Fernando C. Amorsolo who, through eight decades produced over 10,000 paintings, sketches and drawings, and whose masterpieces are “true reflections of the Filipino soul”, will be given unprecedented exposure by seven of Metro Manila’s biggest museums which will take turns exhibiting his works.
The rare honor is richly deserved. Regarded a national treasure and an artistic legend, Amorsolo, four days after his death, was posthumously conferred the country’s very first National Artist Award in 1972.
According to the Ayala Museum curator, Amorsolo became known as the “painter of the Philippine sunlight” because of his talent for capturing the brilliance and shimmer of the Philippine sun on his subjects, a talent which modern painter Fernando Zobel de Ayala duly recognized.
The curator continues: “More than having captured the sun, Amorsolo painted the glow from within — Filipino values, character and soul.

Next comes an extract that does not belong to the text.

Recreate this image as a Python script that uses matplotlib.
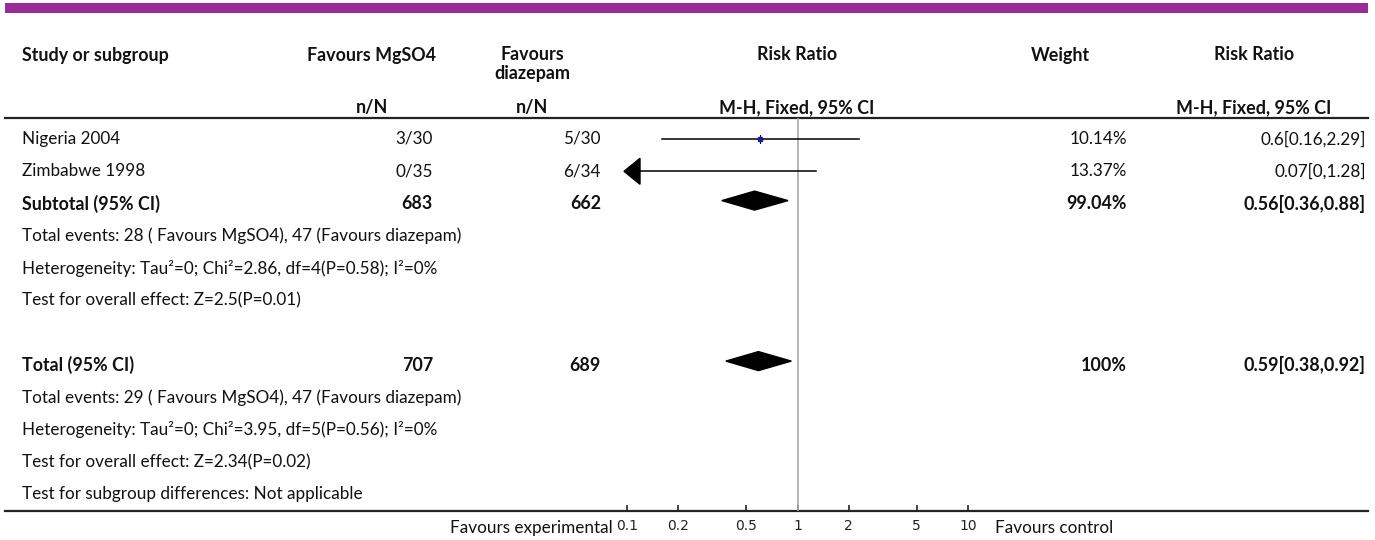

Many of his portraits of women in the countryside and in his studio are fine examples of this.
“While many of his pre-war (American) period dalagang bukid types were tangible expressions of the prevailing sentiments of the country’s optimism and hope-filled visions his numerous post-war variations of the subject showed concern for the local market’s growing demands. The Ayala exhibition ‘Amorsolo’s Maidens Concealed and Revealed’ from Oct. 23 to March 8, 2009 will survey Amorsolo’s rendering of women as a means of following his career, and will draw attention to his maidens from the American period and his studies of nudes from the post-war years as a tribute to his brilliance.”
The GSIS Museum's ‘Rituals and Amorsolo’, from Oct. 2 to Dec. 20, “underlines how rituals reflect values, beliefs, and shared knowledge, how it brings about interactions among people, places and objects, how it expresses the core of social identity of communities, how it fortifies social structures and institutions, and perpetuates social values. Portrayals include baptisms, praying the Angelus, a family’s walk to Sunday mass.”
The Lopez Memorial Museum’s ‘Tell Tale: The Artist as Storyteller, Amorsolo as Co-Author’, from Sept. 24 to April 4, 2009, is illustrative of Amorsolo’s generation of artists, of how Amorsolo became subject to the workings of image-making industries central to the crafting of fictions — about what it was to be a citizen, to be learned/civilized, to be devout, to be Filipino in the transitional junctures of Spanish-American rule. Beyond looking at illustrations as potboilers, the exhibit hopes to look at how artists such as Amorsolo may have brought other layers of meaning upon texts primarily intended as didactic instruments.”
The Metropolitan Museum’s ‘Philippine Staple: The Land, the Harvest, the Maestro’ will display a harvest field of rice-related pieces and outstanding landscapes.”
At the National Museum’s ‘Master Copy’ from Sept. 25 to Jan. 15, 2009, the drawings transfigure into portraits that imagine the national self and the imperialist other, the Filipino and the American, a President like Manuel Roxas or a Gov. Gen. like Francis Burton Harrison, an elegant American lady or a nameless Katipunan revolutionary immortalized in oil after their stint in sketches.”
The Jorge B. Vargas Museum’s ‘Amorsolo: His Contemporaries and Pictures of the War, Capturing Anxieties’, from Sept. 23 to Nov. 16, will feature the works of Amorsolo and his contemporaries spanning the Second World War (1941-1945) until the immediate postwar years (1946-1947), family and official portraits commissioned by Vargas, and genre paintings. Works by peers — Manansala, Saguil, Miranda and Castañeda — will also be showcased.
Yuchengco Museum’s ‘Mukang Tsinoy’ from Oct. 1 to Jan. 17, 2009, will exhibit paintings commissioned by Tsinoy families.
Speakers at the Pen press conference on “His Art, Our Heart” were Evelyn Lim Forbes, Doris Magsaysay Ho, Cristina Estrada who represented the exhibition beneficiary CRIBS, the artist’s daughter Sylvia Amorsolo Lazo, Tony Maughan and Jaime Laya.